Есть это было невозможно. Когда мы с кислыми улыбками поблагодарили директора музея за доставленное удовольствие, он сказал, что сегодня мы отведали пищу настоящих самураев. Тогда я спросил, где же суши, сашими. Он рассмеялся и ответил, что это поздняя кухня и никакого отношения к подлинно японской она не имеет.

- Вы подсознательно ассоциируетесь у меня с мудрым удавом Каа из сказки «Маугли». Но ведь ни одно жизненное путешествие не обходится без столкновений с ненавистью, с завистью, и не только собратьев по творчеству, но и обычных людей. Как вам удается с этим справляться?

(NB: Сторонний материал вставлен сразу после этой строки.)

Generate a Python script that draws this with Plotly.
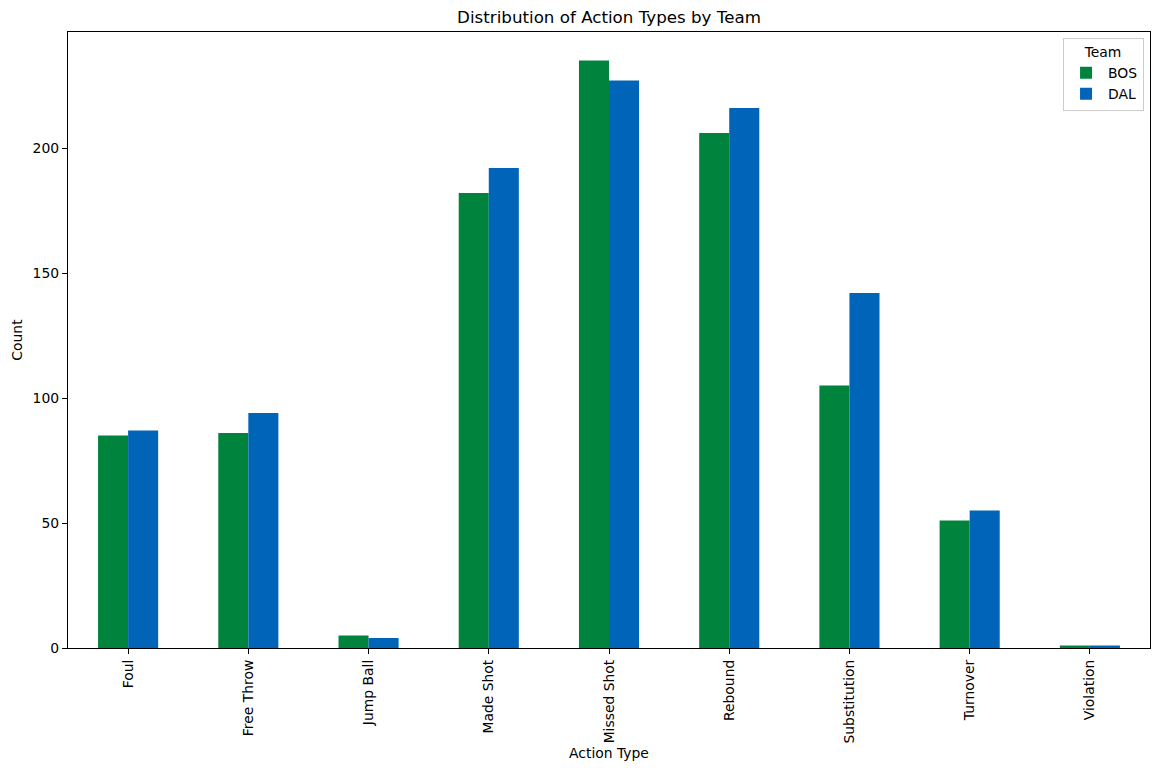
import plotly.graph_objects as go

categories = ["Foul", "Free Throw", "Jump Ball", "Made Shot", "Missed Shot",
              "Rebound", "Substitution", "Turnover", "Violation"]
bos_values = [85, 86, 5, 182, 235, 206, 105, 51, 1]
dal_values = [87, 94, 4, 192, 227, 216, 142, 55, 1]
y_ticks = [0, 50, 100, 150, 200]

FONT = "DejaVu Sans"
W, H = 1152, 763
fig = go.Figure()
fig.add_trace(go.Bar(x=categories, y=bos_values, name="BOS", marker=dict(color="#00843D", line=dict(width=0))))
fig.add_trace(go.Bar(x=categories, y=dal_values, name="DAL", marker=dict(color="#0065B8", line=dict(width=0))))

fig.update_layout(
    width=W, height=H,
    margin=dict(l=58, r=9, t=24, b=123),
    paper_bgcolor="white", plot_bgcolor="white",
    barmode="group", bargap=0.5, bargroupgap=0,
    font=dict(family=FONT, size=13.9, color="black"),
    title=dict(text="Distribution of Action Types by Team", x=0.5, xanchor="center",
               xref="paper", y=1 - 9 / H, yanchor="middle", yref="container",
               font=dict(size=16.7, family=FONT, color="black")),
    legend=dict(
        title=dict(text="Team", side="top center", font=dict(size=13.9)),
        x=0.9945, xanchor="right", y=0.99, yanchor="top",
        bgcolor="rgba(255,255,255,0.8)", bordercolor="#cccccc", borderwidth=1,
        font=dict(size=13.9), itemwidth=34,
    ),
    xaxis=dict(
        title=dict(text="Action Type", font=dict(size=13.9), standoff=5),
        tickangle=-90, ticks="outside", ticklen=5, tickwidth=1, tickcolor="black",
        showline=True, linecolor="black", linewidth=1.3, mirror=True,
        showgrid=False, range=[-0.5, 8.5],
    ),
    yaxis=dict(
        title=dict(text="Count", font=dict(size=13.9), standoff=6),
        tickvals=y_ticks, ticks="outside", ticklen=5, tickwidth=1, tickcolor="black",
        showline=True, linecolor="black", linewidth=1.3, mirror=True,
        showgrid=False, zeroline=False, range=[0, 246.4],
    ),
)

fig.write_html("out.html")
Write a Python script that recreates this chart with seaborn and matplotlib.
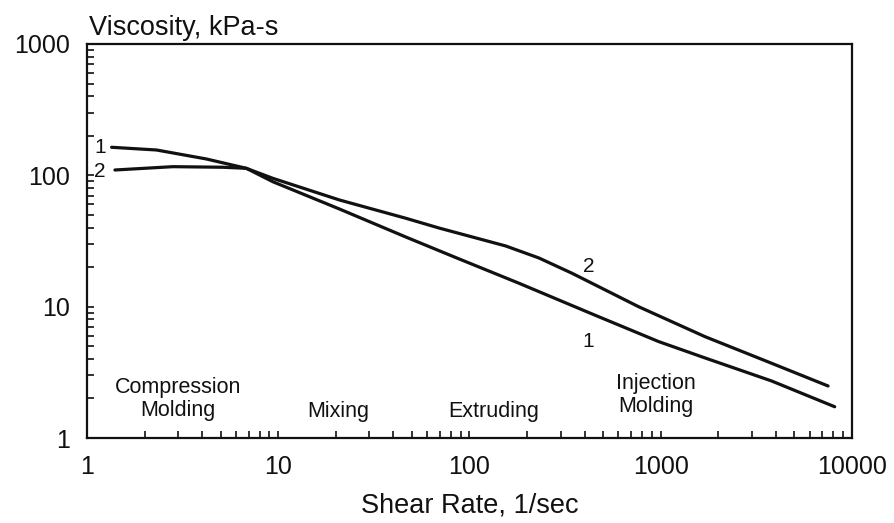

- Я с детских лет увлекаюсь философией, поэтому на многие неприятные вещи смотрю философски. Я знаю по личному опыту, что ни одно доброе дело безнаказанным не остается. Да и предательств по отношению ко мне было предостаточно. Например, мой галерейщик однажды заказал какому-то дилетанту 12 вариантов моих скульптур и торговал, выдавая их за мои.

- Мемуары писать не планируете?

- Когда вспоминаешь ухабы своей жизни, начинаешь представлять, какой предстоит труд. У меня было много женщин, бывали срывы, ошибки. Обнажать себя как Лимонов - ни к чему. А показать себя ангелом -все равно не поверят. Я был и гулякой, и драчуном. Книгу нужно писать искренне, а это непросто.

- Дайте совет, как выдержать испытания огнем, водой и медными трубами?

- Древние говорили - ничто так не портит человека, как власть. Поэтому искушение властью и деньгами, мне кажется, самое страшное.

Я наблюдал в своей жизни метаморфозы, которые происходили с людьми из-за этих искушений. Их следует избегать. И больше читайте.